**Work instructions**
Write out each line exactly as given. Leave the pictures out of your copy.

**Given information**
>>>>

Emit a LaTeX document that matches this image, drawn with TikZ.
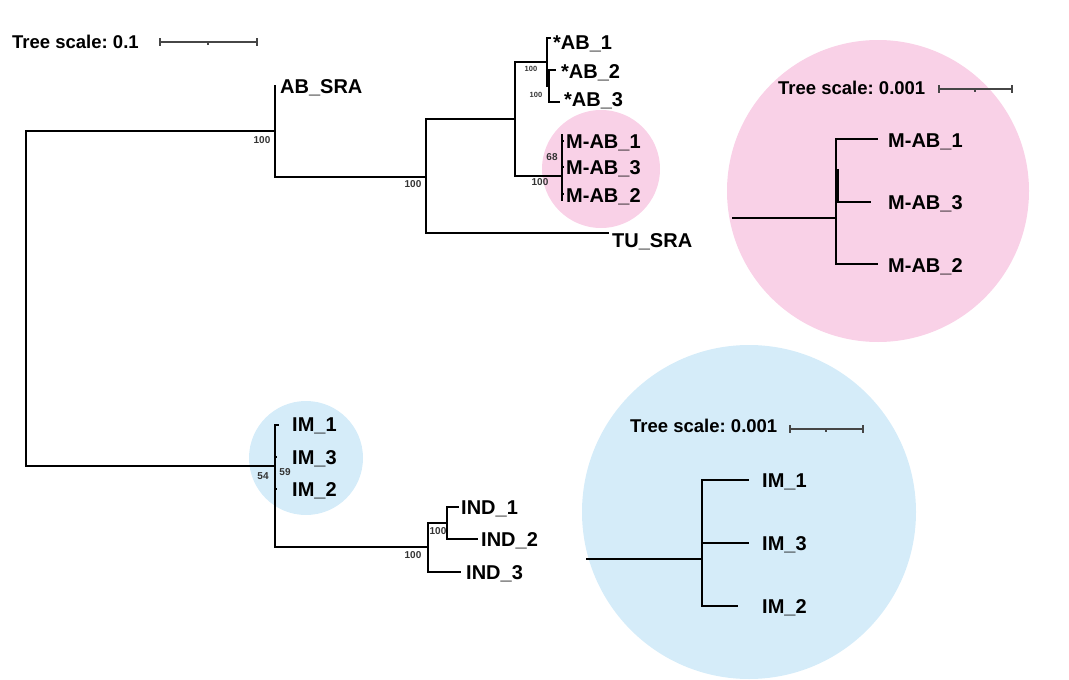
\documentclass[tikz,border=0pt]{standalone}
\usepackage{fontspec}
\setmainfont{Liberation Sans}
\definecolor{cladepink}{RGB}{249,209,231}
\definecolor{cladeblue}{RGB}{213,236,249}
\definecolor{barcol}{RGB}{70,70,70}
\frenchspacing
\begin{document}
\begin{tikzpicture}[x=1pt,y=-1pt,
  branch/.style={line width=1.7pt, line cap=rect},
  leaf/.style={anchor=base west, inner sep=0pt, yshift=-7.2pt,
    font=\fontsize{20}{24}\selectfont\bfseries},
  scaletext/.style={anchor=base west, inner sep=0pt, yshift=-6.6pt,
    font=\fontsize{18.5}{22}\selectfont\bfseries},
  support/.style={anchor=base, inner sep=0pt, yshift=-3.6pt,
    font=\fontsize{10}{12}\selectfont\bfseries, text=black!80},
  smallsupport/.style={anchor=base, inner sep=0pt, yshift=-2.7pt,
    font=\fontsize{7.5}{9}\selectfont\bfseries, text=black!80},
  scalebar/.style={line width=1.1pt, draw=barcol},
]
\useasboundingbox (0,0) rectangle (1069,680);

% clade highlights
\fill[cladepink] (601,169) circle (59);
\fill[cladeblue] (306,458) circle (57);
\fill[cladepink] (878,191) circle (151);
\fill[cladeblue] (749,512) circle (167);

% ---------- main tree: scale bar ----------
\node[scaletext] (ts0) at (12,42) {Tree scale: 0.1};
\coordinate (b0l) at (160,42);
\coordinate (b0m) at (208,42);
\coordinate (b0r) at (257,42);
\draw[scalebar] (b0l) -- (b0r);
\draw[scalebar] ([yshift=4pt]b0l) -- ([yshift=-4pt]b0l);
\draw[scalebar] ([yshift=4pt]b0r) -- ([yshift=-4pt]b0r);
\draw[scalebar] (b0m) -- ([yshift=-3pt]b0m);

% ---------- main tree: internal nodes and leaves ----------
\coordinate (root) at (26,298);
\coordinate (n1) at (275,131);
\coordinate (absra) at (275,86);
\coordinate (n2) at (426,177);
\coordinate (tusra) at (608,233);
\coordinate (n3) at (515,119);
\coordinate (n4) at (547,62);
\coordinate (ab1) at (550,38);
\coordinate (n5) at (549,86);
\coordinate (ab2) at (555,70);
\coordinate (ab3) at (559,102);
\coordinate (n6) at (562,176);
\coordinate (n6t) at (562,135);
\coordinate (n6b) at (562,200);

\coordinate (m1) at (275,466);
\coordinate (im1) at (278,425);
\coordinate (m2) at (428,547);
\coordinate (m3) at (447,523);
\coordinate (ind1) at (458,507);
\coordinate (ind2) at (477,539);
\coordinate (ind3) at (460,572);

\draw[branch] (root) |- (n1);
\draw[branch] (root) |- (m1);
\draw[branch] (n1) |- (absra);
\draw[branch] (n1) |- (n2);
\draw[branch] (n2) |- (n3);
\draw[branch] (n2) |- (tusra);
\draw[branch] (n3) |- (n4);
\draw[branch] (n3) |- (n6);
\draw[branch] (n4) |- (ab1);
\draw[branch] (n4) |- (n5);
\draw[branch] (n5) |- (ab2);
\draw[branch] (n5) |- (ab3);
\draw[branch] (n6t) -- (n6b);
\draw[line width=1.2pt] (562,141) -- (564,141) (562,167) -- (564,167) (562,194) -- (564,194);

\draw[branch] (m1) |- (im1);
\draw[branch] (m1) |- (m2);
\draw[line width=1.2pt] (275,457) -- (277,457) (275,489) -- (277,489);
\draw[branch] (m2) |- (m3);
\draw[branch] (m2) |- (ind3);
\draw[branch] (m3) |- (ind1);
\draw[branch] (m3) |- (ind2);

% leaf labels
\node[leaf] (lAB) at (280,86) {AB\_SRA};
\node[leaf] (lab1) at (553,42) {*AB\_1};
\node[leaf] (lab2) at (561,71) {*AB\_2};
\node[leaf] (lab3) at (564,99) {*AB\_3};
\node[leaf] (lmab1) at (566,141) {M-AB\_1};
\node[leaf] (lmab3) at (566,167) {M-AB\_3};
\node[leaf] (lmab2) at (566,195) {M-AB\_2};
\node[leaf] (ltu) at (612,240) {TU\_SRA};
\node[leaf] (lim1) at (292,424) {IM\_1};
\node[leaf] (lim3) at (292,457) {IM\_3};
\node[leaf] (lim2) at (292,489) {IM\_2};
\node[leaf] (lind1) at (461,507) {IND\_1};
\node[leaf] (lind2) at (481,539) {IND\_2};
\node[leaf] (lind3) at (466,572) {IND\_3};

% support values
\node[support] (s1) at (262,140) {100};
\node[support] (s2) at (413,184) {100};
\node[smallsupport] (s3) at (531,69) {100};
\node[smallsupport] (s4) at (536,95) {100};
\node[support] (s5) at (540,182) {100};
\node[support] (s6) at (552,157) {68};
\node[support] (s7) at (263,476) {54};
\node[support] (s8) at (285,472) {59};
\node[support] (s9) at (413,555) {100};
\node[support] (s10) at (438,531) {100};

% ---------- M-AB detail ----------
\node[scaletext] (ts1) at (778,88) {Tree scale: 0.001};
\coordinate (b1l) at (939,89);
\coordinate (b1m) at (975,89);
\coordinate (b1r) at (1012,89);
\draw[scalebar] (b1l) -- (b1r);
\draw[scalebar] ([yshift=4pt]b1l) -- ([yshift=-4pt]b1l);
\draw[scalebar] ([yshift=4pt]b1r) -- ([yshift=-4pt]b1r);
\draw[scalebar] (b1m) -- ([yshift=-3pt]b1m);

\coordinate (p0) at (733,218);
\coordinate (p1) at (836,218);
\coordinate (pa) at (877,139);
\coordinate (pc) at (870,202);
\coordinate (pb) at (877,264);
\coordinate (pt) at (838,170);
\draw[branch] (p0) -- (p1);
\draw[branch] (p1) |- (pa);
\draw[branch] (p1) |- (pb);
\draw[branch] (pt) |- (pc);
\node[leaf] (dmab1) at (888,140) {M-AB\_1};
\node[leaf] (dmab3) at (888,202) {M-AB\_3};
\node[leaf] (dmab2) at (888,265) {M-AB\_2};

% ---------- IM detail ----------
\node[scaletext] (ts2) at (630,426) {Tree scale: 0.001};
\coordinate (b2l) at (790,429);
\coordinate (b2m) at (826,429);
\coordinate (b2r) at (863,429);
\draw[scalebar] (b2l) -- (b2r);
\draw[scalebar] ([yshift=4pt]b2l) -- ([yshift=-4pt]b2l);
\draw[scalebar] ([yshift=4pt]b2r) -- ([yshift=-4pt]b2r);
\draw[scalebar] (b2m) -- ([yshift=-3pt]b2m);

\coordinate (q0) at (587,559);
\coordinate (q1) at (702,559);
\coordinate (qa) at (748,480);
\coordinate (qc) at (748,543);
\coordinate (qb) at (737,606);
\draw[branch] (q0) -- (q1);
\draw[branch] (q1) |- (qa);
\draw[branch] (q1) |- (qc);
\draw[branch] (q1) |- (qb);
\node[leaf] (dim1) at (762,480) {IM\_1};
\node[leaf] (dim3) at (762,543) {IM\_3};
\node[leaf] (dim2) at (762,606) {IM\_2};
\end{tikzpicture}
\end{document}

<<<<

**Response to this exercise**
Emit a LaTeX document that matches this image, drawn with TikZ.
\documentclass[tikz,border=0pt]{standalone}
\usepackage{fontspec}
\setmainfont{Liberation Sans}
\definecolor{cladepink}{RGB}{249,209,231}
\definecolor{cladeblue}{RGB}{213,236,249}
\definecolor{barcol}{RGB}{70,70,70}
\frenchspacing
\begin{document}
\begin{tikzpicture}[x=1pt,y=-1pt,
  branch/.style={line width=1.7pt, line cap=rect},
  leaf/.style={anchor=base west, inner sep=0pt, yshift=-7.2pt,
    font=\fontsize{20}{24}\selectfont\bfseries},
  scaletext/.style={anchor=base west, inner sep=0pt, yshift=-6.6pt,
    font=\fontsize{18.5}{22}\selectfont\bfseries},
  support/.style={anchor=base, inner sep=0pt, yshift=-3.6pt,
    font=\fontsize{10}{12}\selectfont\bfseries, text=black!80},
  smallsupport/.style={anchor=base, inner sep=0pt, yshift=-2.7pt,
    font=\fontsize{7.5}{9}\selectfont\bfseries, text=black!80},
  scalebar/.style={line width=1.1pt, draw=barcol},
]
\useasboundingbox (0,0) rectangle (1069,680);

% clade highlights
\fill[cladepink] (601,169) circle (59);
\fill[cladeblue] (306,458) circle (57);
\fill[cladepink] (878,191) circle (151);
\fill[cladeblue] (749,512) circle (167);

% ---------- main tree: scale bar ----------
\node[scaletext] (ts0) at (12,42) {Tree scale: 0.1};
\coordinate (b0l) at (160,42);
\coordinate (b0m) at (208,42);
\coordinate (b0r) at (257,42);
\draw[scalebar] (b0l) -- (b0r);
\draw[scalebar] ([yshift=4pt]b0l) -- ([yshift=-4pt]b0l);
\draw[scalebar] ([yshift=4pt]b0r) -- ([yshift=-4pt]b0r);
\draw[scalebar] (b0m) -- ([yshift=-3pt]b0m);

% ---------- main tree: internal nodes and leaves ----------
\coordinate (root) at (26,298);
\coordinate (n1) at (275,131);
\coordinate (absra) at (275,86);
\coordinate (n2) at (426,177);
\coordinate (tusra) at (608,233);
\coordinate (n3) at (515,119);
\coordinate (n4) at (547,62);
\coordinate (ab1) at (550,38);
\coordinate (n5) at (549,86);
\coordinate (ab2) at (555,70);
\coordinate (ab3) at (559,102);
\coordinate (n6) at (562,176);
\coordinate (n6t) at (562,135);
\coordinate (n6b) at (562,200);

\coordinate (m1) at (275,466);
\coordinate (im1) at (278,425);
\coordinate (m2) at (428,547);
\coordinate (m3) at (447,523);
\coordinate (ind1) at (458,507);
\coordinate (ind2) at (477,539);
\coordinate (ind3) at (460,572);

\draw[branch] (root) |- (n1);
\draw[branch] (root) |- (m1);
\draw[branch] (n1) |- (absra);
\draw[branch] (n1) |- (n2);
\draw[branch] (n2) |- (n3);
\draw[branch] (n2) |- (tusra);
\draw[branch] (n3) |- (n4);
\draw[branch] (n3) |- (n6);
\draw[branch] (n4) |- (ab1);
\draw[branch] (n4) |- (n5);
\draw[branch] (n5) |- (ab2);
\draw[branch] (n5) |- (ab3);
\draw[branch] (n6t) -- (n6b);
\draw[line width=1.2pt] (562,141) -- (564,141) (562,167) -- (564,167) (562,194) -- (564,194);

\draw[branch] (m1) |- (im1);
\draw[branch] (m1) |- (m2);
\draw[line width=1.2pt] (275,457) -- (277,457) (275,489) -- (277,489);
\draw[branch] (m2) |- (m3);
\draw[branch] (m2) |- (ind3);
\draw[branch] (m3) |- (ind1);
\draw[branch] (m3) |- (ind2);

% leaf labels
\node[leaf] (lAB) at (280,86) {AB\_SRA};
\node[leaf] (lab1) at (553,42) {*AB\_1};
\node[leaf] (lab2) at (561,71) {*AB\_2};
\node[leaf] (lab3) at (564,99) {*AB\_3};
\node[leaf] (lmab1) at (566,141) {M-AB\_1};
\node[leaf] (lmab3) at (566,167) {M-AB\_3};
\node[leaf] (lmab2) at (566,195) {M-AB\_2};
\node[leaf] (ltu) at (612,240) {TU\_SRA};
\node[leaf] (lim1) at (292,424) {IM\_1};
\node[leaf] (lim3) at (292,457) {IM\_3};
\node[leaf] (lim2) at (292,489) {IM\_2};
\node[leaf] (lind1) at (461,507) {IND\_1};
\node[leaf] (lind2) at (481,539) {IND\_2};
\node[leaf] (lind3) at (466,572) {IND\_3};

% support values
\node[support] (s1) at (262,140) {100};
\node[support] (s2) at (413,184) {100};
\node[smallsupport] (s3) at (531,69) {100};
\node[smallsupport] (s4) at (536,95) {100};
\node[support] (s5) at (540,182) {100};
\node[support] (s6) at (552,157) {68};
\node[support] (s7) at (263,476) {54};
\node[support] (s8) at (285,472) {59};
\node[support] (s9) at (413,555) {100};
\node[support] (s10) at (438,531) {100};

% ---------- M-AB detail ----------
\node[scaletext] (ts1) at (778,88) {Tree scale: 0.001};
\coordinate (b1l) at (939,89);
\coordinate (b1m) at (975,89);
\coordinate (b1r) at (1012,89);
\draw[scalebar] (b1l) -- (b1r);
\draw[scalebar] ([yshift=4pt]b1l) -- ([yshift=-4pt]b1l);
\draw[scalebar] ([yshift=4pt]b1r) -- ([yshift=-4pt]b1r);
\draw[scalebar] (b1m) -- ([yshift=-3pt]b1m);

\coordinate (p0) at (733,218);
\coordinate (p1) at (836,218);
\coordinate (pa) at (877,139);
\coordinate (pc) at (870,202);
\coordinate (pb) at (877,264);
\coordinate (pt) at (838,170);
\draw[branch] (p0) -- (p1);
\draw[branch] (p1) |- (pa);
\draw[branch] (p1) |- (pb);
\draw[branch] (pt) |- (pc);
\node[leaf] (dmab1) at (888,140) {M-AB\_1};
\node[leaf] (dmab3) at (888,202) {M-AB\_3};
\node[leaf] (dmab2) at (888,265) {M-AB\_2};

% ---------- IM detail ----------
\node[scaletext] (ts2) at (630,426) {Tree scale: 0.001};
\coordinate (b2l) at (790,429);
\coordinate (b2m) at (826,429);
\coordinate (b2r) at (863,429);
\draw[scalebar] (b2l) -- (b2r);
\draw[scalebar] ([yshift=4pt]b2l) -- ([yshift=-4pt]b2l);
\draw[scalebar] ([yshift=4pt]b2r) -- ([yshift=-4pt]b2r);
\draw[scalebar] (b2m) -- ([yshift=-3pt]b2m);

\coordinate (q0) at (587,559);
\coordinate (q1) at (702,559);
\coordinate (qa) at (748,480);
\coordinate (qc) at (748,543);
\coordinate (qb) at (737,606);
\draw[branch] (q0) -- (q1);
\draw[branch] (q1) |- (qa);
\draw[branch] (q1) |- (qc);
\draw[branch] (q1) |- (qb);
\node[leaf] (dim1) at (762,480) {IM\_1};
\node[leaf] (dim3) at (762,543) {IM\_3};
\node[leaf] (dim2) at (762,606) {IM\_2};
\end{tikzpicture}
\end{document}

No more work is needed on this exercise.